Task prompt: Reproduce nothing but the lines from the start of the material through the line that includes "df = pd.DataFrame(rows)", both ends included, and omit every picture.

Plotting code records
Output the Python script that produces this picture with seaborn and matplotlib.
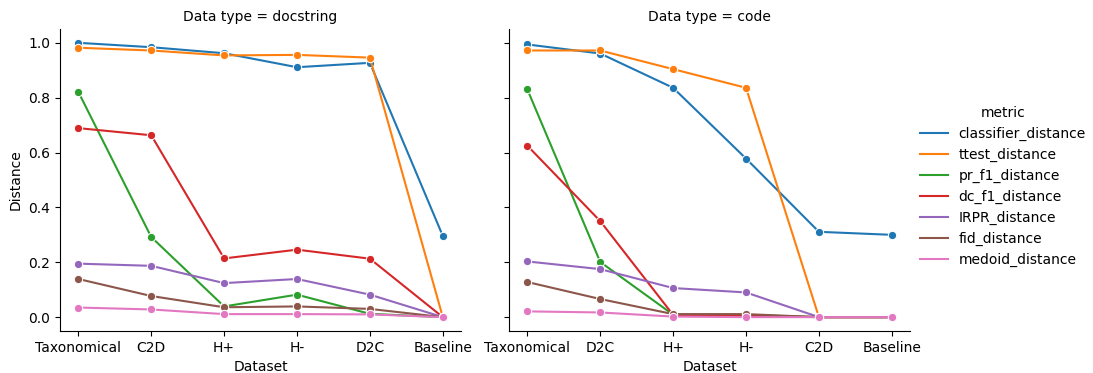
import matplotlib
matplotlib.use("Agg")
import matplotlib.pyplot as plt
import seaborn as sns
import pandas as pd

metrics = ["classifier_distance", "ttest_distance", "pr_f1_distance", "dc_f1_distance",
           "IRPR_distance", "fid_distance", "medoid_distance"]

doc_datasets = ["Taxonomical", "C2D", "H+", "H-", "D2C", "Baseline"]
code_datasets = ["Taxonomical", "D2C", "H+", "H-", "C2D", "Baseline"]

doc_values = {
    "classifier_distance": [1.000, 0.984, 0.962, 0.911, 0.927, 0.296],
    "ttest_distance":      [0.982, 0.972, 0.954, 0.956, 0.946, 0.000],
    "pr_f1_distance":      [0.821, 0.292, 0.039, 0.082, 0.012, 0.000],
    "dc_f1_distance":      [0.689, 0.663, 0.214, 0.246, 0.213, 0.000],
    "IRPR_distance":       [0.195, 0.187, 0.124, 0.139, 0.082, 0.000],
    "fid_distance":        [0.139, 0.077, 0.036, 0.039, 0.030, 0.000],
    "medoid_distance":     [0.035, 0.028, 0.011, 0.011, 0.010, 0.000],
}
code_values = {
    "classifier_distance": [0.994, 0.961, 0.836, 0.578, 0.311, 0.300],
    "ttest_distance":      [0.972, 0.972, 0.904, 0.836, 0.000, 0.000],
    "pr_f1_distance":      [0.830, 0.201, 0.009, 0.008, 0.000, 0.000],
    "dc_f1_distance":      [0.625, 0.350, 0.008, 0.005, 0.000, 0.000],
    "IRPR_distance":       [0.203, 0.175, 0.106, 0.090, 0.000, 0.000],
    "fid_distance":        [0.128, 0.066, 0.011, 0.011, 0.000, 0.000],
    "medoid_distance":     [0.021, 0.017, 0.002, 0.000, 0.000, 0.000],
}

rows = []
for dtype, dsets, vals in [("docstring", doc_datasets, doc_values), ("code", code_datasets, code_values)]:
    for i, ds in enumerate(dsets):
        for m in metrics:
            rows.append({"Data type": dtype, "Dataset": ds, "metric": m, "Distance": vals[m][i]})
df = pd.DataFrame(rows)

g = sns.relplot(data=df, x="Dataset", y="Distance", hue="metric", col="Data type",
                kind="line", marker="o", height=3.5, aspect=1.2,
                facet_kws={"sharex": False})
g.figure.set_size_inches(10.93, 3.73)
g.figure.subplots_adjust(left=0.055, right=0.8326, bottom=0.113, top=0.922, wspace=0.12)
for ax in g.axes.flat:
    ax.set_xlabel("Dataset")
for h in g.legend.legend_handles:
    h.set_marker("")
g.legend.set_bbox_to_anchor((1.005, 0.5), transform=g.figure.transFigure)
g.figure.savefig("out.png", dpi=100)
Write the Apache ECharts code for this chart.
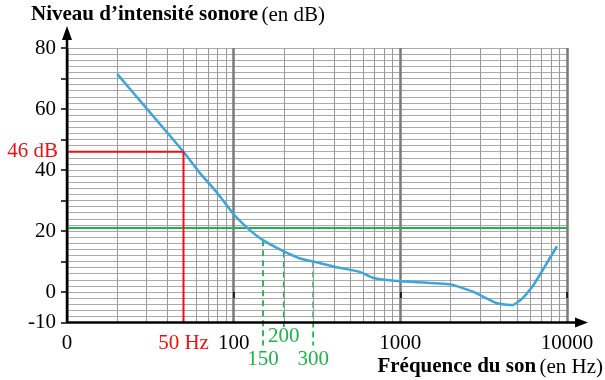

Response below:
Output the Python script that produces this picture with seaborn and matplotlib.
import matplotlib
matplotlib.use("Agg")
import matplotlib.pyplot as plt
import seaborn as sns
import pandas as pd

metrics = ["classifier_distance", "ttest_distance", "pr_f1_distance", "dc_f1_distance",
           "IRPR_distance", "fid_distance", "medoid_distance"]

doc_datasets = ["Taxonomical", "C2D", "H+", "H-", "D2C", "Baseline"]
code_datasets = ["Taxonomical", "D2C", "H+", "H-", "C2D", "Baseline"]

doc_values = {
    "classifier_distance": [1.000, 0.984, 0.962, 0.911, 0.927, 0.296],
    "ttest_distance":      [0.982, 0.972, 0.954, 0.956, 0.946, 0.000],
    "pr_f1_distance":      [0.821, 0.292, 0.039, 0.082, 0.012, 0.000],
    "dc_f1_distance":      [0.689, 0.663, 0.214, 0.246, 0.213, 0.000],
    "IRPR_distance":       [0.195, 0.187, 0.124, 0.139, 0.082, 0.000],
    "fid_distance":        [0.139, 0.077, 0.036, 0.039, 0.030, 0.000],
    "medoid_distance":     [0.035, 0.028, 0.011, 0.011, 0.010, 0.000],
}
code_values = {
    "classifier_distance": [0.994, 0.961, 0.836, 0.578, 0.311, 0.300],
    "ttest_distance":      [0.972, 0.972, 0.904, 0.836, 0.000, 0.000],
    "pr_f1_distance":      [0.830, 0.201, 0.009, 0.008, 0.000, 0.000],
    "dc_f1_distance":      [0.625, 0.350, 0.008, 0.005, 0.000, 0.000],
    "IRPR_distance":       [0.203, 0.175, 0.106, 0.090, 0.000, 0.000],
    "fid_distance":        [0.128, 0.066, 0.011, 0.011, 0.000, 0.000],
    "medoid_distance":     [0.021, 0.017, 0.002, 0.000, 0.000, 0.000],
}

rows = []
for dtype, dsets, vals in [("docstring", doc_datasets, doc_values), ("code", code_datasets, code_values)]:
    for i, ds in enumerate(dsets):
        for m in metrics:
            rows.append({"Data type": dtype, "Dataset": ds, "metric": m, "Distance": vals[m][i]})
df = pd.DataFrame(rows)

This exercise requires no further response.